To do:
Word for word, copy all the data and drop the pictures.

+===+

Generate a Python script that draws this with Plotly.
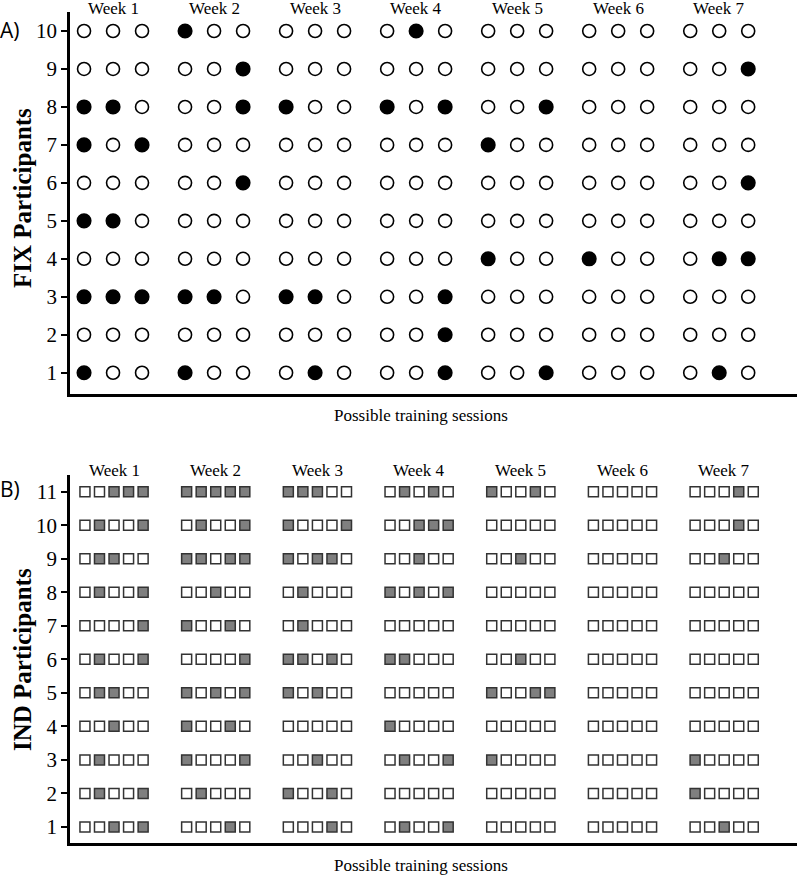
import plotly.graph_objects as go

# attendance per participant, one group of sessions per week (1 = attended)
WEEKS = ["Week 1", "Week 2", "Week 3", "Week 4", "Week 5", "Week 6", "Week 7"]

FIX_PARTICIPANTS = [10, 9, 8, 7, 6, 5, 4, 3, 2, 1]
FIX_ATTENDANCE = [
    "000 100 000 010 000 000 000",
    "000 001 000 000 000 000 001",
    "110 001 100 101 001 000 000",
    "101 000 000 000 100 000 000",
    "000 001 000 000 000 000 001",
    "110 000 000 000 000 000 000",
    "000 000 000 000 100 100 011",
    "111 110 110 001 000 000 000",
    "000 000 000 001 000 000 000",
    "100 100 010 001 001 000 010",
]

IND_PARTICIPANTS = [11, 10, 9, 8, 7, 6, 5, 4, 3, 2, 1]
IND_ATTENDANCE = [
    "00111 11111 11100 01010 10010 00000 00010",
    "01001 01001 10001 00111 00000 00000 00010",
    "01100 11011 10110 00100 00100 00000 00100",
    "01001 00100 01000 10101 00000 00000 00000",
    "00001 10010 01000 00000 00000 00000 00000",
    "01001 00001 11010 11000 00100 00000 00000",
    "01100 10101 10100 00000 10011 00000 00000",
    "00100 10010 00000 10000 00000 00000 00000",
    "01000 10001 00100 01001 10000 00000 10000",
    "01001 01000 10010 00000 00000 00000 10000",
    "00101 00010 00010 01001 00000 00000 00100",
]

SERIF = "Liberation Serif"
FW, FH = 803, 875


def px(x):
    return x / FW


def py(y):
    return 1 - y / FH


def grid_points(participants, attendance, step):
    done_x, done_y, miss_x, miss_y = [], [], [], []
    for p, row in zip(participants, attendance):
        for w, week in enumerate(row.split()):
            n = len(week)
            for s, flag in enumerate(week):
                x = w + (s - (n - 1) / 2) * step
                if flag == "1":
                    done_x.append(x)
                    done_y.append(p)
                else:
                    miss_x.append(x)
                    miss_y.append(p)
    return done_x, done_y, miss_x, miss_y


fig = go.Figure()

# panel A: circles
ax, ay, bx, by = grid_points(FIX_PARTICIPANTS, FIX_ATTENDANCE, 0.287)
fig.add_trace(go.Scatter(x=bx, y=by, mode="markers", xaxis="x", yaxis="y",
                         marker=dict(symbol="circle", size=13, color="white",
                                     line=dict(color="black", width=1.6)),
                         showlegend=False))
fig.add_trace(go.Scatter(x=ax, y=ay, mode="markers", xaxis="x", yaxis="y",
                         marker=dict(symbol="circle", size=13.5, color="black",
                                     line=dict(color="black", width=1.6)),
                         showlegend=False))

# panel B: squares
ax, ay, bx, by = grid_points(IND_PARTICIPANTS, IND_ATTENDANCE, 0.143)
fig.add_trace(go.Scatter(x=bx, y=by, mode="markers", xaxis="x2", yaxis="y2",
                         marker=dict(symbol="square", size=10, color="white",
                                     line=dict(color="#333333", width=1.5)),
                         showlegend=False))
fig.add_trace(go.Scatter(x=ax, y=ay, mode="markers", xaxis="x2", yaxis="y2",
                         marker=dict(symbol="square", size=10, color="#7f7f7f",
                                     line=dict(color="#333333", width=1.5)),
                         showlegend=False))

xcommon = dict(showline=True, linewidth=2.5, linecolor="black", showgrid=False,
               zeroline=False, showticklabels=False, ticks="", automargin=False)
ycommon = dict(showline=True, linewidth=2.5, linecolor="black", showgrid=False,
               zeroline=False, ticks="outside", ticklen=6, tickwidth=2,
               tickcolor="black", automargin=False,
               tickfont=dict(family=SERIF, size=21, color="black"))

fig.update_layout(
    width=FW, height=FH,
    margin=dict(l=0, r=0, t=0, b=0),
    plot_bgcolor="white", paper_bgcolor="white",
    xaxis=dict(xcommon, domain=[px(70), px(797)], range=[-0.426, 6.77], anchor="y"),
    yaxis=dict(ycommon, domain=[py(394), py(12)], range=[0.44, 10.5],
               tickvals=FIX_PARTICIPANTS, anchor="x"),
    xaxis2=dict(xcommon, domain=[px(70), px(797)], range=[-0.433, 6.716], anchor="y2"),
    yaxis2=dict(ycommon, domain=[py(843), py(475)], range=[0.52, 11.5],
                tickvals=IND_PARTICIPANTS, anchor="x2"),
)

annotations = []
for w, label in enumerate(WEEKS):
    annotations.append(dict(x=w, y=py(9), xref="x", yref="paper", text=label,
                            showarrow=False, yanchor="middle",
                            font=dict(family=SERIF, size=17, color="black")))
    annotations.append(dict(x=w, y=py(470), xref="x2", yref="paper", text=label,
                            showarrow=False, yanchor="middle",
                            font=dict(family=SERIF, size=17, color="black")))

for txt, yy in [("A)", 30), ("B)", 489)]:
    annotations.append(dict(x=px(-2), y=py(yy), xref="paper", yref="paper", text=txt,
                            showarrow=False, xanchor="left", yanchor="middle",
                            font=dict(family="Open Sans", size=21, color="black")))

for txt, yy in [("<b>FIX Participants</b>", 198), ("<b>IND Participants</b>", 660)]:
    annotations.append(dict(x=px(22), y=py(yy), xref="paper", yref="paper", text=txt,
                            showarrow=False, textangle=-90, xanchor="center", yanchor="middle",
                            font=dict(family=SERIF, size=25, color="black")))

for yy in [415, 865]:
    annotations.append(dict(x=px(421), y=py(yy), xref="paper", yref="paper",
                            text="Possible training sessions", showarrow=False,
                            yanchor="middle",
                            font=dict(family=SERIF, size=17, color="black")))

fig.update_layout(annotations=annotations)

# drop the default 8px page margin so the figure fills the window
fig.write_html("out.html", config={"displayModeBar": False},
               post_script="document.body.style.margin = '0';")
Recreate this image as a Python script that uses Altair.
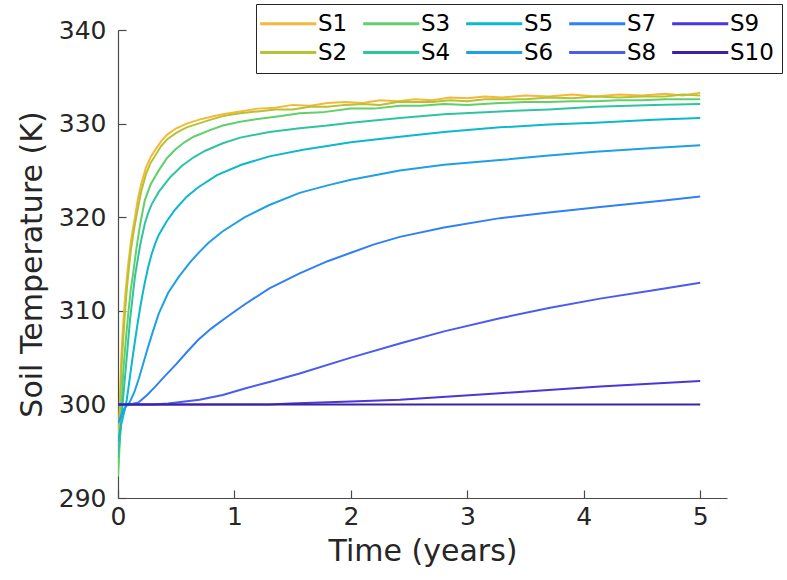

+===+

Finished exercise:
Generate a Python script that draws this with Plotly.
import plotly.graph_objects as go

# attendance per participant, one group of sessions per week (1 = attended)
WEEKS = ["Week 1", "Week 2", "Week 3", "Week 4", "Week 5", "Week 6", "Week 7"]

FIX_PARTICIPANTS = [10, 9, 8, 7, 6, 5, 4, 3, 2, 1]
FIX_ATTENDANCE = [
    "000 100 000 010 000 000 000",
    "000 001 000 000 000 000 001",
    "110 001 100 101 001 000 000",
    "101 000 000 000 100 000 000",
    "000 001 000 000 000 000 001",
    "110 000 000 000 000 000 000",
    "000 000 000 000 100 100 011",
    "111 110 110 001 000 000 000",
    "000 000 000 001 000 000 000",
    "100 100 010 001 001 000 010",
]

IND_PARTICIPANTS = [11, 10, 9, 8, 7, 6, 5, 4, 3, 2, 1]
IND_ATTENDANCE = [
    "00111 11111 11100 01010 10010 00000 00010",
    "01001 01001 10001 00111 00000 00000 00010",
    "01100 11011 10110 00100 00100 00000 00100",
    "01001 00100 01000 10101 00000 00000 00000",
    "00001 10010 01000 00000 00000 00000 00000",
    "01001 00001 11010 11000 00100 00000 00000",
    "01100 10101 10100 00000 10011 00000 00000",
    "00100 10010 00000 10000 00000 00000 00000",
    "01000 10001 00100 01001 10000 00000 10000",
    "01001 01000 10010 00000 00000 00000 10000",
    "00101 00010 00010 01001 00000 00000 00100",
]

SERIF = "Liberation Serif"
FW, FH = 803, 875


def px(x):
    return x / FW


def py(y):
    return 1 - y / FH


def grid_points(participants, attendance, step):
    done_x, done_y, miss_x, miss_y = [], [], [], []
    for p, row in zip(participants, attendance):
        for w, week in enumerate(row.split()):
            n = len(week)
            for s, flag in enumerate(week):
                x = w + (s - (n - 1) / 2) * step
                if flag == "1":
                    done_x.append(x)
                    done_y.append(p)
                else:
                    miss_x.append(x)
                    miss_y.append(p)
    return done_x, done_y, miss_x, miss_y


fig = go.Figure()

# panel A: circles
ax, ay, bx, by = grid_points(FIX_PARTICIPANTS, FIX_ATTENDANCE, 0.287)
fig.add_trace(go.Scatter(x=bx, y=by, mode="markers", xaxis="x", yaxis="y",
                         marker=dict(symbol="circle", size=13, color="white",
                                     line=dict(color="black", width=1.6)),
                         showlegend=False))
fig.add_trace(go.Scatter(x=ax, y=ay, mode="markers", xaxis="x", yaxis="y",
                         marker=dict(symbol="circle", size=13.5, color="black",
                                     line=dict(color="black", width=1.6)),
                         showlegend=False))

# panel B: squares
ax, ay, bx, by = grid_points(IND_PARTICIPANTS, IND_ATTENDANCE, 0.143)
fig.add_trace(go.Scatter(x=bx, y=by, mode="markers", xaxis="x2", yaxis="y2",
                         marker=dict(symbol="square", size=10, color="white",
                                     line=dict(color="#333333", width=1.5)),
                         showlegend=False))
fig.add_trace(go.Scatter(x=ax, y=ay, mode="markers", xaxis="x2", yaxis="y2",
                         marker=dict(symbol="square", size=10, color="#7f7f7f",
                                     line=dict(color="#333333", width=1.5)),
                         showlegend=False))

xcommon = dict(showline=True, linewidth=2.5, linecolor="black", showgrid=False,
               zeroline=False, showticklabels=False, ticks="", automargin=False)
ycommon = dict(showline=True, linewidth=2.5, linecolor="black", showgrid=False,
               zeroline=False, ticks="outside", ticklen=6, tickwidth=2,
               tickcolor="black", automargin=False,
               tickfont=dict(family=SERIF, size=21, color="black"))

fig.update_layout(
    width=FW, height=FH,
    margin=dict(l=0, r=0, t=0, b=0),
    plot_bgcolor="white", paper_bgcolor="white",
    xaxis=dict(xcommon, domain=[px(70), px(797)], range=[-0.426, 6.77], anchor="y"),
    yaxis=dict(ycommon, domain=[py(394), py(12)], range=[0.44, 10.5],
               tickvals=FIX_PARTICIPANTS, anchor="x"),
    xaxis2=dict(xcommon, domain=[px(70), px(797)], range=[-0.433, 6.716], anchor="y2"),
    yaxis2=dict(ycommon, domain=[py(843), py(475)], range=[0.52, 11.5],
                tickvals=IND_PARTICIPANTS, anchor="x2"),
)

annotations = []
for w, label in enumerate(WEEKS):
    annotations.append(dict(x=w, y=py(9), xref="x", yref="paper", text=label,
                            showarrow=False, yanchor="middle",
                            font=dict(family=SERIF, size=17, color="black")))
    annotations.append(dict(x=w, y=py(470), xref="x2", yref="paper", text=label,
                            showarrow=False, yanchor="middle",
                            font=dict(family=SERIF, size=17, color="black")))

for txt, yy in [("A)", 30), ("B)", 489)]:
    annotations.append(dict(x=px(-2), y=py(yy), xref="paper", yref="paper", text=txt,
                            showarrow=False, xanchor="left", yanchor="middle",
                            font=dict(family="Open Sans", size=21, color="black")))

for txt, yy in [("<b>FIX Participants</b>", 198), ("<b>IND Participants</b>", 660)]:
    annotations.append(dict(x=px(22), y=py(yy), xref="paper", yref="paper", text=txt,
                            showarrow=False, textangle=-90, xanchor="center", yanchor="middle",
                            font=dict(family=SERIF, size=25, color="black")))

for yy in [415, 865]:
    annotations.append(dict(x=px(421), y=py(yy), xref="paper", yref="paper",
                            text="Possible training sessions", showarrow=False,
                            yanchor="middle",
                            font=dict(family=SERIF, size=17, color="black")))

fig.update_layout(annotations=annotations)

# drop the default 8px page margin so the figure fills the window
fig.write_html("out.html", config={"displayModeBar": False},
               post_script="document.body.style.margin = '0';")
Recreate this image as a Python script that uses Altair.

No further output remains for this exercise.